** BEGIN DATA IN THIS EXERCISE **

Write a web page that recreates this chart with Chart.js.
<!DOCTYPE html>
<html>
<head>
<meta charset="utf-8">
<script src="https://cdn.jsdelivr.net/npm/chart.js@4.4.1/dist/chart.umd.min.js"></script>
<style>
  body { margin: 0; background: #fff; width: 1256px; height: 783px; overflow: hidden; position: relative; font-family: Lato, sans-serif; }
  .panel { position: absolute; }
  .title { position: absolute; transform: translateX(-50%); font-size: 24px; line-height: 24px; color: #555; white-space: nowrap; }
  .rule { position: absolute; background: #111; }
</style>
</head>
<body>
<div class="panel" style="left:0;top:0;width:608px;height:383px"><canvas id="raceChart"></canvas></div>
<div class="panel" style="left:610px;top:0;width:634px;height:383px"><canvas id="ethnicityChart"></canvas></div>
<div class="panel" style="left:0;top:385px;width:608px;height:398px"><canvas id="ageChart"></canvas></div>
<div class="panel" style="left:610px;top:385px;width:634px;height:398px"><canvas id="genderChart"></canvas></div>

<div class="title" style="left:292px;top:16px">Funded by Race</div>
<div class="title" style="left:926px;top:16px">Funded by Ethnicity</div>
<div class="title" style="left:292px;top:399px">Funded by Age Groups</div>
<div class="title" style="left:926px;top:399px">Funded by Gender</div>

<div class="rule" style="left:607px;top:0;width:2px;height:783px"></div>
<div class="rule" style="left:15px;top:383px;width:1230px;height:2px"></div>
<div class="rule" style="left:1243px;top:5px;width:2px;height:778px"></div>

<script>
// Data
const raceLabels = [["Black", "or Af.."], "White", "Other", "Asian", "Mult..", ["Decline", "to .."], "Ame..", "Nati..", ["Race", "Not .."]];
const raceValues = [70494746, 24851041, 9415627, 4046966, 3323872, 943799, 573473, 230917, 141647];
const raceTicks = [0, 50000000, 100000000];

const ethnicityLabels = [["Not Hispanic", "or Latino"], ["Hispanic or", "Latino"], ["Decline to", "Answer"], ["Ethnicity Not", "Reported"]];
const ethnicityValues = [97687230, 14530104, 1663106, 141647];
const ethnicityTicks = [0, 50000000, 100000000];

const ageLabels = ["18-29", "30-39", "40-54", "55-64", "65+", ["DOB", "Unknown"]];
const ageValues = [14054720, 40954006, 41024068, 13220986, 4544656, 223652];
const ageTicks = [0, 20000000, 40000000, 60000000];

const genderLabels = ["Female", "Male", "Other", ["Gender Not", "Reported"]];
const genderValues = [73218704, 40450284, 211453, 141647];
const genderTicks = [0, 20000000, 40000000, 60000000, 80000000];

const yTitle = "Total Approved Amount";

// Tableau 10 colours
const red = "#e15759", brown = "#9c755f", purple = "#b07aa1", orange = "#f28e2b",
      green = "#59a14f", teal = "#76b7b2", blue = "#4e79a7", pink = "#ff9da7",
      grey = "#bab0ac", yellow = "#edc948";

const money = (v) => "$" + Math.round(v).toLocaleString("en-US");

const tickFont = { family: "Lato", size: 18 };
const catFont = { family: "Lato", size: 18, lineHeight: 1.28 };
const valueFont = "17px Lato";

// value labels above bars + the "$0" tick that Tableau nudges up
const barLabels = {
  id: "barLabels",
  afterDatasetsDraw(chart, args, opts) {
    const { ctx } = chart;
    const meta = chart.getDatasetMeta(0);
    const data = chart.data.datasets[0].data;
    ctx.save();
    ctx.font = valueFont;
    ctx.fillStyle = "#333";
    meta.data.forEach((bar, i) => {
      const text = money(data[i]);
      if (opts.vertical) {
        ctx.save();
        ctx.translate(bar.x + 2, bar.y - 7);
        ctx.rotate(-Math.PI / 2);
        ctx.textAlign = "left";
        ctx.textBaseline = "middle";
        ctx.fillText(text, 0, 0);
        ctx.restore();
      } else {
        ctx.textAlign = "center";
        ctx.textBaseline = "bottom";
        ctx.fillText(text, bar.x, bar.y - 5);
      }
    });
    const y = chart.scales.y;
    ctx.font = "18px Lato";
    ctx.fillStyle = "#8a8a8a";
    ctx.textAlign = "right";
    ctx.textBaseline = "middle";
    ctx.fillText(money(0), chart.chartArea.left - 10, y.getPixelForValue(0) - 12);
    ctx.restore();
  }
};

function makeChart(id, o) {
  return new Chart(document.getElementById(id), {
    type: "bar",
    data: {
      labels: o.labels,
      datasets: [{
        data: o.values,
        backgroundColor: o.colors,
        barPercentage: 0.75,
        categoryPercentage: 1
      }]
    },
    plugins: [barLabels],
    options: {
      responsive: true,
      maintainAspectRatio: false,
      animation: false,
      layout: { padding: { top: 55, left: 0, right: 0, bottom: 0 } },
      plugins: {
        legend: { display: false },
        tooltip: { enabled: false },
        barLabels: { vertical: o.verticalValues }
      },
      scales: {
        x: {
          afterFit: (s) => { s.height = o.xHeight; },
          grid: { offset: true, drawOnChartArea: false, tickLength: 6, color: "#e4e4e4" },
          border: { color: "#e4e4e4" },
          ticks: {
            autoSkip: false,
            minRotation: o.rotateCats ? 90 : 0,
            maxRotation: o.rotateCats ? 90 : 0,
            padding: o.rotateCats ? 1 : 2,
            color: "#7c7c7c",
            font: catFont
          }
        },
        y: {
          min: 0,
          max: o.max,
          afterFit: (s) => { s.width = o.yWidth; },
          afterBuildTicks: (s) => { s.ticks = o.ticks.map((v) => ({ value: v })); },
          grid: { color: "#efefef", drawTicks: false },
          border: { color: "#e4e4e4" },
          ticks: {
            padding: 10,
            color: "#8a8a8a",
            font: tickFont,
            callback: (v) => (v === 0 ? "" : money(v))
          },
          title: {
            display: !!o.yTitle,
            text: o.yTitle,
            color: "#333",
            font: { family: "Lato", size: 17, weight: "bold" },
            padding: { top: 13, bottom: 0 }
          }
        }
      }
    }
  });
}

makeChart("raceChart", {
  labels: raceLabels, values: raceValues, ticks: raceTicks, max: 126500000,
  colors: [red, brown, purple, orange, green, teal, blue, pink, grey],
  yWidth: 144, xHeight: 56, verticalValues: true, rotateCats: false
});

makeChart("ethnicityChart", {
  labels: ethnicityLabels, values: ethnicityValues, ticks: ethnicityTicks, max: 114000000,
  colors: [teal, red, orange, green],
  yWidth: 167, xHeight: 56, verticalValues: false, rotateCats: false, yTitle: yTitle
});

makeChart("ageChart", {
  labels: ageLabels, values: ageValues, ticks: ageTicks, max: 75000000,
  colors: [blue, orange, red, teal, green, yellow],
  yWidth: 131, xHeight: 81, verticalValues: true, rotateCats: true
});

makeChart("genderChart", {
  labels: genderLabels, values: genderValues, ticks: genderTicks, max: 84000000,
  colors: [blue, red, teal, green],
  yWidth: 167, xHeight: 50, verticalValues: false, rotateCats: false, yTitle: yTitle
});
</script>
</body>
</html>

** END DATA IN THIS EXERCISE **
** BEGIN DATA IN THIS EXERCISE **

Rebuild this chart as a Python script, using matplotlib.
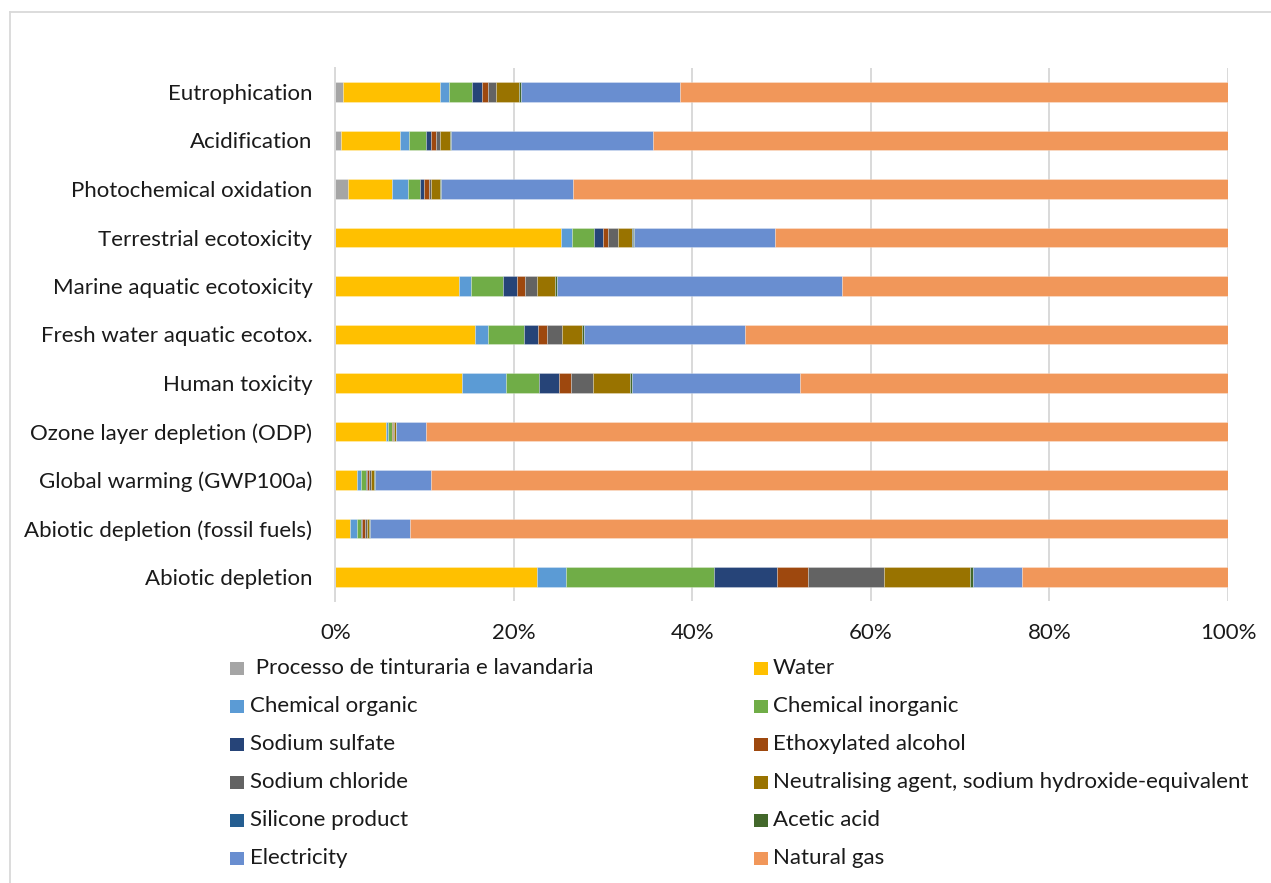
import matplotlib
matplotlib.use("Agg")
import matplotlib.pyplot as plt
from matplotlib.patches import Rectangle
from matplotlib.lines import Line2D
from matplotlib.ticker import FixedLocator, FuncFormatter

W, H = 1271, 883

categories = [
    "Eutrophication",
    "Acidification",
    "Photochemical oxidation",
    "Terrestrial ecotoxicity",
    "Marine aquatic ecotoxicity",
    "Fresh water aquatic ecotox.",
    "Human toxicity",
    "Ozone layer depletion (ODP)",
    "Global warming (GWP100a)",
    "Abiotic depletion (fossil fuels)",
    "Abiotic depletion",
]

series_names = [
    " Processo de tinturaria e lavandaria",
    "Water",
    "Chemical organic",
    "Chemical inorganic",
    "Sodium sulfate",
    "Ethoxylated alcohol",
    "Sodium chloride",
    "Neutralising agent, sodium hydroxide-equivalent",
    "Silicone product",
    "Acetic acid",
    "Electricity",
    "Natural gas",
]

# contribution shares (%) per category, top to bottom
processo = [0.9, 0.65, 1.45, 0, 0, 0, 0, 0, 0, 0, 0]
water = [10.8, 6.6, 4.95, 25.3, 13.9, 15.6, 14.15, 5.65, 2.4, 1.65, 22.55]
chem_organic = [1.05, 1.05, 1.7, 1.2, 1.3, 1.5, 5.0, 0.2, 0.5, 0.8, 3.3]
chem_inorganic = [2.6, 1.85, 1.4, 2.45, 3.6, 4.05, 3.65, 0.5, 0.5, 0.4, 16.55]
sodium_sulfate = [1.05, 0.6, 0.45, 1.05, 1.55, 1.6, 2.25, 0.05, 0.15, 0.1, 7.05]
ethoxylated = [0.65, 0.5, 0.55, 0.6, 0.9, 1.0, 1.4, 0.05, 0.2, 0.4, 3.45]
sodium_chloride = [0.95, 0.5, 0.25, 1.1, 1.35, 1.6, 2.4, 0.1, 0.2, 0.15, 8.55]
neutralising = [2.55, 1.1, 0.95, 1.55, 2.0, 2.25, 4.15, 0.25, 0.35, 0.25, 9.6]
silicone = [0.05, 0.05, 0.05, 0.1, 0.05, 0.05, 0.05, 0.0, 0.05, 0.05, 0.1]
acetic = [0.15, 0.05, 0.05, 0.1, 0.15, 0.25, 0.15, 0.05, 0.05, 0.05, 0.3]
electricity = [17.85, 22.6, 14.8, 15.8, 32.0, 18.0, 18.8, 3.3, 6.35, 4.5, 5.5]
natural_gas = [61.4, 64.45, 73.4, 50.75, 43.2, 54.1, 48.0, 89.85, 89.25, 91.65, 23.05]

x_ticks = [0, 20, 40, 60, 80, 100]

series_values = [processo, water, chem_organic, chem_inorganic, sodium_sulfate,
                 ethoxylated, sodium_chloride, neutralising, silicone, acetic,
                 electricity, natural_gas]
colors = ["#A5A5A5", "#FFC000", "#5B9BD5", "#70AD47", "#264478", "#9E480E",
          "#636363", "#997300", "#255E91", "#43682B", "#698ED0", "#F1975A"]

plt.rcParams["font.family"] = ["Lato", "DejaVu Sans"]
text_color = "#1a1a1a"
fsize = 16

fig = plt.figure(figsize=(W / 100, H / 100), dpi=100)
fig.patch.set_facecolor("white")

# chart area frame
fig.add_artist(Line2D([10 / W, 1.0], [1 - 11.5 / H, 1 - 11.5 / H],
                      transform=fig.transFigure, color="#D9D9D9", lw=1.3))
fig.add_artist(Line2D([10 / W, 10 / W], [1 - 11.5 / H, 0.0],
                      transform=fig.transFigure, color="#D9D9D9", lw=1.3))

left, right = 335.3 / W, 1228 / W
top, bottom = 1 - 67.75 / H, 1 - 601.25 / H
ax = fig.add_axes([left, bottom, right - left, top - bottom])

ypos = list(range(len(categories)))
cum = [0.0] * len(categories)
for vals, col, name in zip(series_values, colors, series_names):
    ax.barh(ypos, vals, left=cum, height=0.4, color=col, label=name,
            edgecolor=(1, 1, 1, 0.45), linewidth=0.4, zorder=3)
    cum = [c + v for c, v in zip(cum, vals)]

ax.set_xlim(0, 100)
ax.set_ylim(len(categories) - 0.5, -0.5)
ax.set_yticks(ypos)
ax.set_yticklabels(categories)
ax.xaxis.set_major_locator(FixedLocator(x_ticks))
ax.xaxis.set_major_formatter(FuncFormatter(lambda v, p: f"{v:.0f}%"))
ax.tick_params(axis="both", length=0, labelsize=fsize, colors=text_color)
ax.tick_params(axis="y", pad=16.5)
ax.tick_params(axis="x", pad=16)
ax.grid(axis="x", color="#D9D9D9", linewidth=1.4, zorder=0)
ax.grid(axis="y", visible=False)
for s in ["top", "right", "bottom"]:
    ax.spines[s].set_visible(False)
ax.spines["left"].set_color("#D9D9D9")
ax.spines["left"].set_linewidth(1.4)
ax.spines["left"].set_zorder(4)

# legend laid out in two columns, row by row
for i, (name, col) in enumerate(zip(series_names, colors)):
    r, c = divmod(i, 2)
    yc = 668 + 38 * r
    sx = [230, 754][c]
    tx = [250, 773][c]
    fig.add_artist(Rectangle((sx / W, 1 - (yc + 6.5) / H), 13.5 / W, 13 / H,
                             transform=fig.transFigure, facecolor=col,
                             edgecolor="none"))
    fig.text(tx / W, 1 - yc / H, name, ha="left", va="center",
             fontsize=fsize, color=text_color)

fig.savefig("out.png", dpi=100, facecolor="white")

** END DATA IN THIS EXERCISE **

AIM
Everything from the line that contains "Rebuild this chart" down to the line that contains "W, H = 1271, 883" should be written out exactly, end lines too, minus the pictures.

FINISHED TASK
Rebuild this chart as a Python script, using matplotlib.
import matplotlib
matplotlib.use("Agg")
import matplotlib.pyplot as plt
from matplotlib.patches import Rectangle
from matplotlib.lines import Line2D
from matplotlib.ticker import FixedLocator, FuncFormatter

W, H = 1271, 883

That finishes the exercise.